Среди этих руководств можно указать на книгу d’Albalat: L’Art d’'ecrire enseign'e en vingt lecons[45]
(1900), как на сочинение, заслужившее самые серьезные и одобрительные отзывы французской прессы. Автор его добросовестно вооружается против наводнения языка пошлостями и создает практический метод, с помощью которого можно достигнуть связности и плавности речи и тонкости выражений. Он определяет стиль как «искусство схватывать внутреннее значение слов и их соотношения» (l’art de saisir la valeur des mots et les rapports entre eux), a талант, по его мнению, заключается в том, чтобы не сухо пользоваться словами, а открывать оттенки, образы и чувства, возникающие от их соединения. Но он, видимо, забывает то обстоятельство, что большая часть умственной работы ускользает от нашего сознания, что самое большое терпение и старания не одарят человека творческим воображением и что анализ стиля следовало бы начать с исследования внутреннего образа, который предшествует устному или письменному изложению. «Если бы и существовала возможность передать дар художественного изложения, — замечает Реми де Гурмон, — это значило бы научить ходить, слышать, воспринимать мир всеми чувствами, и применение на практике теории стиля было бы попыткой показать, как сливаются между собою и проникаются друг другом эти два мира — мир слов и мир чувства».Самое обучение в школе, как оно ведется уже целый век без существенных изменений, способствует склонности к готовой фразе.
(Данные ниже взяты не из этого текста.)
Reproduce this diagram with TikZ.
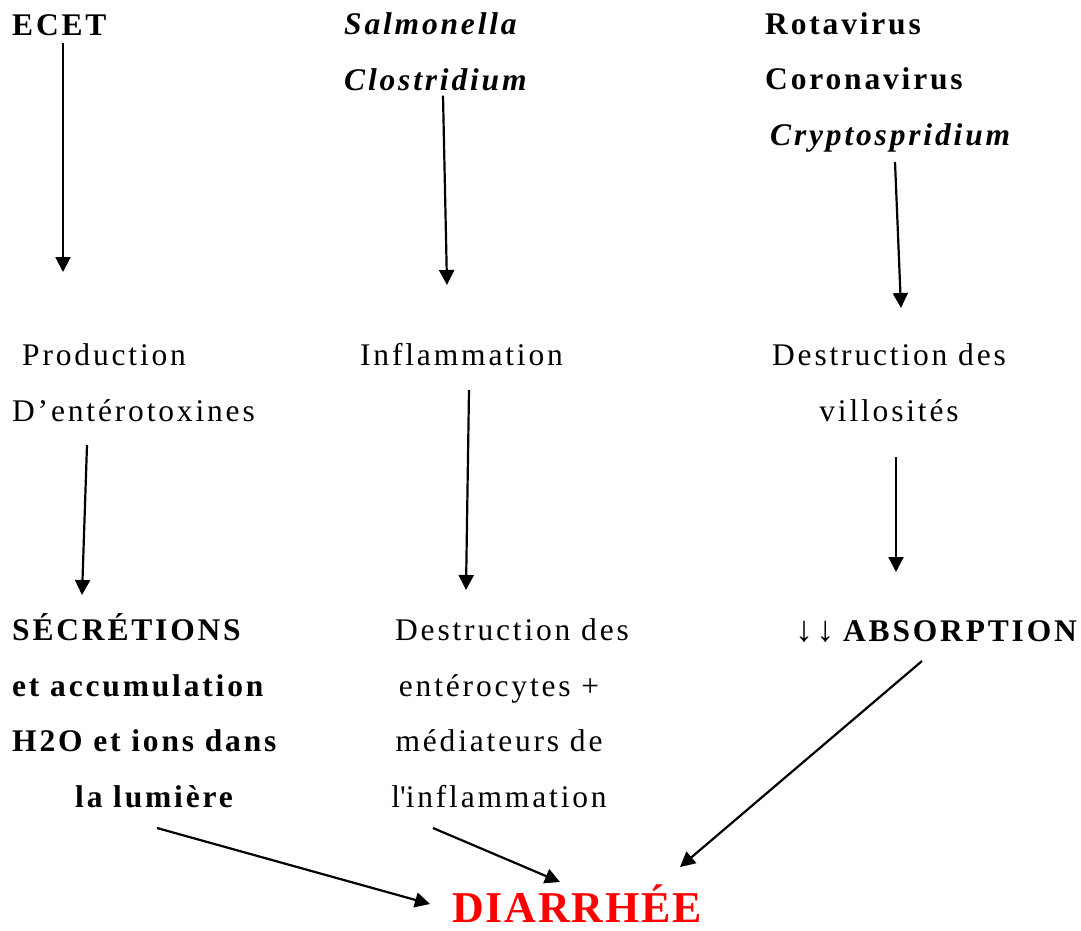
\documentclass[tikz,border=0pt]{standalone}
\usepackage{fontspec}
\setmainfont{Liberation Serif}[LetterSpace=9]
\usetikzlibrary{arrows.meta,calc}
\definecolor{DiarRed}{RGB}{255,0,0}

\begin{document}
\begin{tikzpicture}[
  x=1pt, y=-1pt,
  lbl/.style={inner sep=0pt, anchor=base west, align=left, font=\fontsize{31.5}{55.5}\selectfont},
  lblc/.style={lbl, anchor=base, align=center},
  germ/.style={lbl, font=\fontsize{31.5}{55.5}\selectfont\bfseries\itshape},
  strong/.style={lbl, font=\fontsize{31.5}{55.5}\selectfont\bfseries},
  arrow/.style={-{Triangle[width=15pt,length=15pt]}, line width=2.2pt}
]
  \useasboundingbox (0,0) rectangle (1081,930);

  % Agents (multi-line nodes sit on their last baseline)
  \node[strong] (ecet) at (12,35) {ECET};
  \node[germ] (salmo) at (344,90) {Salmonella\\Clostridium};
  \node[strong] (virus) at (765,145) {Rotavirus\\Coronavirus\\\hspace*{5pt}\textit{Cryptospridium}};

  % Mecanismes
  \node[lbl] (toxin) at (12,421) {\hspace*{10pt}Production\\D’entérotoxines};
  \node[lbl] (inflam) at (360,365) {Inflammation};
  \node[lblc] (villi) at (889,421) {Destruction des\\villosités};

  % Consequences
  \node[strong] (secr) at (12,807) {SÉCRÉTIONS\\et accumulation\\H2O et ions dans\\\hspace*{63pt}la lumière};
  \node[lblc] (entero) at (499,807) {\hspace*{26pt}Destruction des\\entérocytes +\\médiateurs de\\l\textquotesingle inflammation};
  \node[lbl] (absorb) at (795,641) {{\fontsize{36}{55.5}\selectfont ↓↓}\hspace*{-2pt} \textbf{ABSORPTION}};

  \node[inner sep=0pt, anchor=base, text=DiarRed, font=\fontsize{44}{50}\selectfont\bfseries\addfontfeature{LetterSpace=4}] (diarrh) at (577,922) {DIARRHÉE};

  % Ends of the arrows
  \coordinate (ecet-in) at (63,272);
  \coordinate (salmo-in) at (447,285);
  \coordinate (virus-in) at (901,308);
  \coordinate (toxin-out) at (87,445);
  \coordinate (toxin-in) at (82,595);
  \coordinate (inflam-out) at (469,390);
  \coordinate (inflam-in) at (466,590);
  \coordinate (villi-out) at (896,457);
  \coordinate (villi-in) at (896,572);
  \coordinate (secr-out) at (157,828);
  \coordinate (entero-out) at (433,828);
  \coordinate (absorb-out) at (922,661);

  % Arrows
  \draw[arrow] (ecet.south -| ecet-in) ++(0,7) -- (ecet-in);
  \draw[arrow] (salmo.south -| 443,0) ++(0,5) -- (salmo-in);
  \draw[arrow] (virus.south -| 895,0) ++(0,10) -- (virus-in);
  \draw[arrow] (toxin-out) -- (toxin-in);
  \draw[arrow] (inflam-out) -- (inflam-in);
  \draw[arrow] (villi-out) -- (villi-in);
  \draw[arrow] (secr-out) -- (430,904);
  \draw[arrow] (entero-out) -- (560,882);
  \draw[arrow] (absorb-out) -- (680,867);
\end{tikzpicture}
\end{document}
Главная цель его — развить способность механического запоминания, и это убивает зачатки воображения и зрительную восприимчивость. Детей не учат смотреть и мыслить самостоятельно; можно подумать, что глаза им нужны лишь для того, чтобы читать, — приставные, временные глаза, которые они, по прочтении книги, могли бы спрятать в карман, как учитель прячет очки, сложив их в футляр. Между тем, ничто не может так развить активную деятельность памяти, как способность воспринимать зрением внешний мир. Рассказать то, что мы видели, значит анализировать образ, что требует непосредственного участия нашего сознания; сказать же то, что мы слышали или прочли, — значит повторить слова, быть может, так же пассивно, как это делает стена, от которой отскакивает звук.
Классические языки оказались надежным орудием в руках педагогов-схоластиков. Рабское цитирование классиков приучило умы к механическому запоминанию готовых фраз. Цитата есть порождение латыни. По словам настоятеля Лионского монастыря, автора вышеназванной энциклопедии, «она украшает речь и углубляет ее смысл». «Трудно найти более почтенные и удобные для углубления клише, чем цитаты из Виргилия и Цицерона! — говорит Реми де Гурмон. — Что может быть внушительнее этих фраз: „Quousque tandem abutere, Catilina, patientia nostra?“[46]
или „Timeo Danaos et dona ferentes“[47]? Их сомнительный и растяжимый смысл позволяет вставлять их всюду, где образуется пробел. Иногда невольно задаешься вопросом, каким образом несколько слов, выдернутых, как несколько ниточек, из великолепного одеяния уже угасшей поэмы, могли уцелеть в течение веков в человеческой памяти? Они говорят то, что писатель не умеет сказать сам; они заставляют смущенного читателя верить, что изрекающий их сокращает условным знаком целую гамму своих ощущений, тогда как он лишь тупо облекает свое бессилие в известную форму, воздействие которой испытал на самом себе».«Всякая мысль и фраза хороши только в общей связи с остальным, — замечает Ницше о вреде цитирования, — взятая отдельно, она портит целые страницы, обращая на себя особое внимание и как будто крича: смотри! Я драгоценный камень! Все остальное — жалкий, тусклый свинец. Всякое слово, всякая мысль чувствует себя хорошо только среди себе подобных. В этом мораль высшего стиля».
Таким образом, источником клише являются великие произведения, влияние которых распространилось на несколько поколений, если не на целые века, — и история клише была бы историей литературы в ее отношении к моде и вкусам разных эпох.
И так как всегда бывали люди, лишенные творческого воображения и тем не менее вступающие на литературное поприще, то пользование чужими фразами встречается во все времена. За каждым знаменитым автором следует целая плеяда, слепо повторяющая его слова и жесты. Эти усердные подражатели своей грубой лаской быстро обесцвечивают, опошляют, принижают их произведения. Кому из великих писателей не приходилось видеть еще при жизни, как их самые любимые и самые живые образы постепенно теряют краски, вянут и умирают, бессильно распростертые и пригвожденные к стихам и прозе бездарных сочинителей?
И нужно много времени, чтобы испорченное таким образом произведение возродилось к жизни; нужно, чтобы была забыта вся эта подражательная и посредническая литература, — и тогда только первоначальное творение, омытое и восстановленное, явится перед нами в своей прежней красоте.